Data for this exercise:
-- -- --

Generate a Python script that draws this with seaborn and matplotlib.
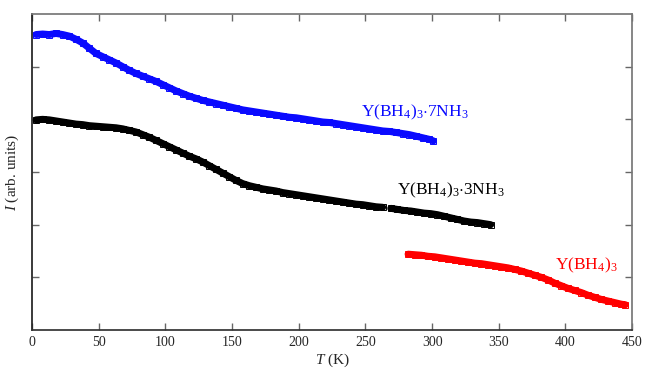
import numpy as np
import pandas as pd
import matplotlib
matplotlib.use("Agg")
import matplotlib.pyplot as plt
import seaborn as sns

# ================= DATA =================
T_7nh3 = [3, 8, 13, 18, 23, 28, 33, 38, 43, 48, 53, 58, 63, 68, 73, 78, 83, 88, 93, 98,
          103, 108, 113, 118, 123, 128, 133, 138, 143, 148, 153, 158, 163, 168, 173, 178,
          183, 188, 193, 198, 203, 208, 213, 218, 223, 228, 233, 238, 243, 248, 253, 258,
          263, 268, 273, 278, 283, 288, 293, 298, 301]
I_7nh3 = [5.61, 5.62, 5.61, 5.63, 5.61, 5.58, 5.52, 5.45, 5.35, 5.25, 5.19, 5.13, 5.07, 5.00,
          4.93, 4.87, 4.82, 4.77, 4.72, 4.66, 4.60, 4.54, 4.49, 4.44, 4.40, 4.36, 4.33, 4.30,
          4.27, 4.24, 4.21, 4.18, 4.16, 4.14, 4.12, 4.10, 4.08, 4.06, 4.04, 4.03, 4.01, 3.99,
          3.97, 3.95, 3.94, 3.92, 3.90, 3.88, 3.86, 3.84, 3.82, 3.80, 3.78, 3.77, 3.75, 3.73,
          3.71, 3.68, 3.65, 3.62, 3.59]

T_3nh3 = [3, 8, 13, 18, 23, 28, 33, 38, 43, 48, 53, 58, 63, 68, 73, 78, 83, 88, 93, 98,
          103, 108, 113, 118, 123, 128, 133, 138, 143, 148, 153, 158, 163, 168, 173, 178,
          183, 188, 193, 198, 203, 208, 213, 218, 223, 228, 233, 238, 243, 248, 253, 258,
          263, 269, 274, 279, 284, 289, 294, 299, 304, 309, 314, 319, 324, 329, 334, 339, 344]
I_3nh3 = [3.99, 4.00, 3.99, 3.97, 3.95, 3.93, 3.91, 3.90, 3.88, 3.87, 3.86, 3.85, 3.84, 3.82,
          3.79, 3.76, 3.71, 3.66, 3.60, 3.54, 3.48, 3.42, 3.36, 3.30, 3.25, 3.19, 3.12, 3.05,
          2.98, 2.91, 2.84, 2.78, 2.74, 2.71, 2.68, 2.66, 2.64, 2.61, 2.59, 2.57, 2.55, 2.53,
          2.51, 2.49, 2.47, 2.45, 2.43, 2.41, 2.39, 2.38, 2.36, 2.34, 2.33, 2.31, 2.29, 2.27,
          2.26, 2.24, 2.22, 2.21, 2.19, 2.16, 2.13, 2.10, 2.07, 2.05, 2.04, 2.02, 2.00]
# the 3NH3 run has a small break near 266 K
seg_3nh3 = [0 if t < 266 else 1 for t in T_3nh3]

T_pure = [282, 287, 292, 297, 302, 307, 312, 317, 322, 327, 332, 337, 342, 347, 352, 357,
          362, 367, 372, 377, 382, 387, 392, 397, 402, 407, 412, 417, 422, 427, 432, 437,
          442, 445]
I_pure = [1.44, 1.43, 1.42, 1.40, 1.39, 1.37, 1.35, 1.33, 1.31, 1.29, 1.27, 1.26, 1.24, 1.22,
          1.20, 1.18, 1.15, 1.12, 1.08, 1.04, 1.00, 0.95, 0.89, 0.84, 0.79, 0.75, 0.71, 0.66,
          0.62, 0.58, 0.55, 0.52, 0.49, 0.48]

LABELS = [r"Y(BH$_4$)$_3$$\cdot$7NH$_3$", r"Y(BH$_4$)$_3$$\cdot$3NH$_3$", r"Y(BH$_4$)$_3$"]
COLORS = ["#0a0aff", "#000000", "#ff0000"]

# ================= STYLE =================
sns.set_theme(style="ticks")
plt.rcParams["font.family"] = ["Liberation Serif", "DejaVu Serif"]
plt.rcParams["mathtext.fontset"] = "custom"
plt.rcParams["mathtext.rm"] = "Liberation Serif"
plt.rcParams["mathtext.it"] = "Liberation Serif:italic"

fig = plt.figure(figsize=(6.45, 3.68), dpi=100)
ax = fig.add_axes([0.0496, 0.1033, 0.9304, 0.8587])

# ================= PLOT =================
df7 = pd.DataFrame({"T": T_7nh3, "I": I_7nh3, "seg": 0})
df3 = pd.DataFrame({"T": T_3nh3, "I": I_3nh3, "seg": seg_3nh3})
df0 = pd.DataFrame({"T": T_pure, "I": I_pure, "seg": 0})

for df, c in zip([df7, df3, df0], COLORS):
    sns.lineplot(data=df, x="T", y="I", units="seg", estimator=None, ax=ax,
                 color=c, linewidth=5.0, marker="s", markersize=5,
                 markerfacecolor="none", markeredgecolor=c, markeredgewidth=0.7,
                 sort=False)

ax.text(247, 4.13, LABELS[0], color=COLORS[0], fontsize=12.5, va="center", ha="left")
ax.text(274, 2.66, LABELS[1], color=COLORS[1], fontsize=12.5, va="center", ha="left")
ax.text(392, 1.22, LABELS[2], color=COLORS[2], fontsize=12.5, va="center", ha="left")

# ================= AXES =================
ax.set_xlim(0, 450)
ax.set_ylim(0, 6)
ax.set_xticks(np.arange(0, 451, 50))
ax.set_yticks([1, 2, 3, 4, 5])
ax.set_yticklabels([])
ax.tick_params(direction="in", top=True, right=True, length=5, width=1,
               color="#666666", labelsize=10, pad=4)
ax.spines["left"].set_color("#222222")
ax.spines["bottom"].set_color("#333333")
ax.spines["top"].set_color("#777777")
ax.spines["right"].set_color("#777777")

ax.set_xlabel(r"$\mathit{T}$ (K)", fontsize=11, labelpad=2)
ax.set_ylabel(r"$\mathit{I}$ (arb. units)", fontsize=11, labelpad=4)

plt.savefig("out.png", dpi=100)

-- -- --

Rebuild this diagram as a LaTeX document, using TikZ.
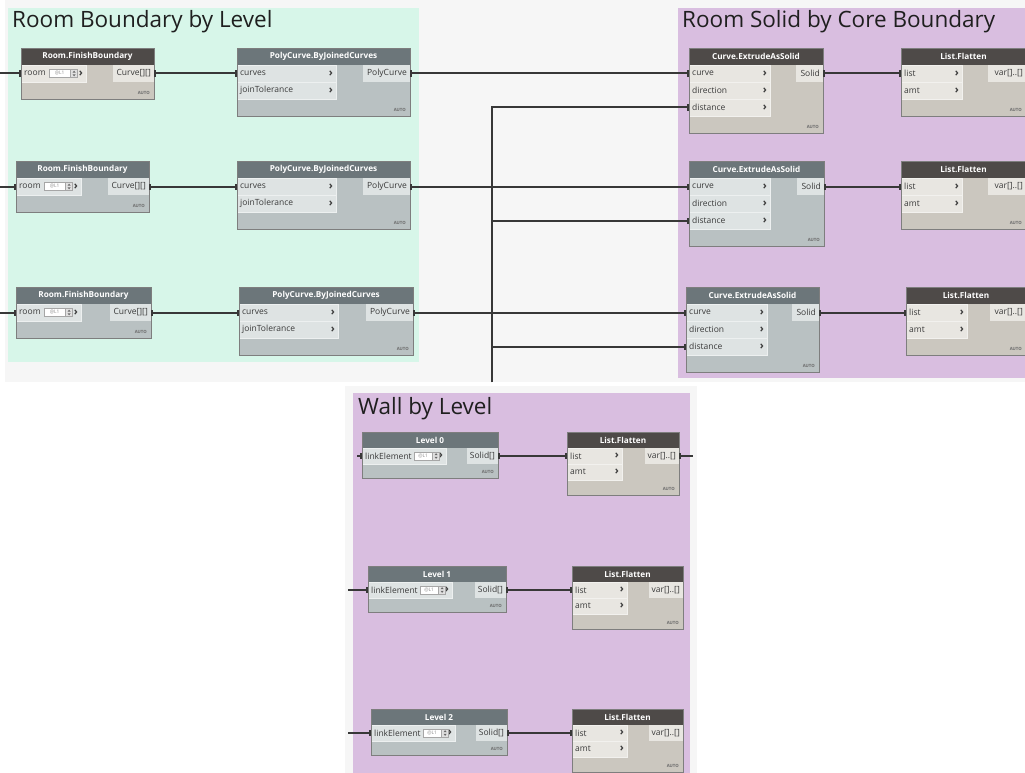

-- -- --

Aim:
Only the stretch from the line with "Generate a Python" through the line with "import seaborn as sns" should be copied, exactly and with both ends. Drop the pictures.

Correct output:
Generate a Python script that draws this with seaborn and matplotlib.
import numpy as np
import pandas as pd
import matplotlib
matplotlib.use("Agg")
import matplotlib.pyplot as plt
import seaborn as sns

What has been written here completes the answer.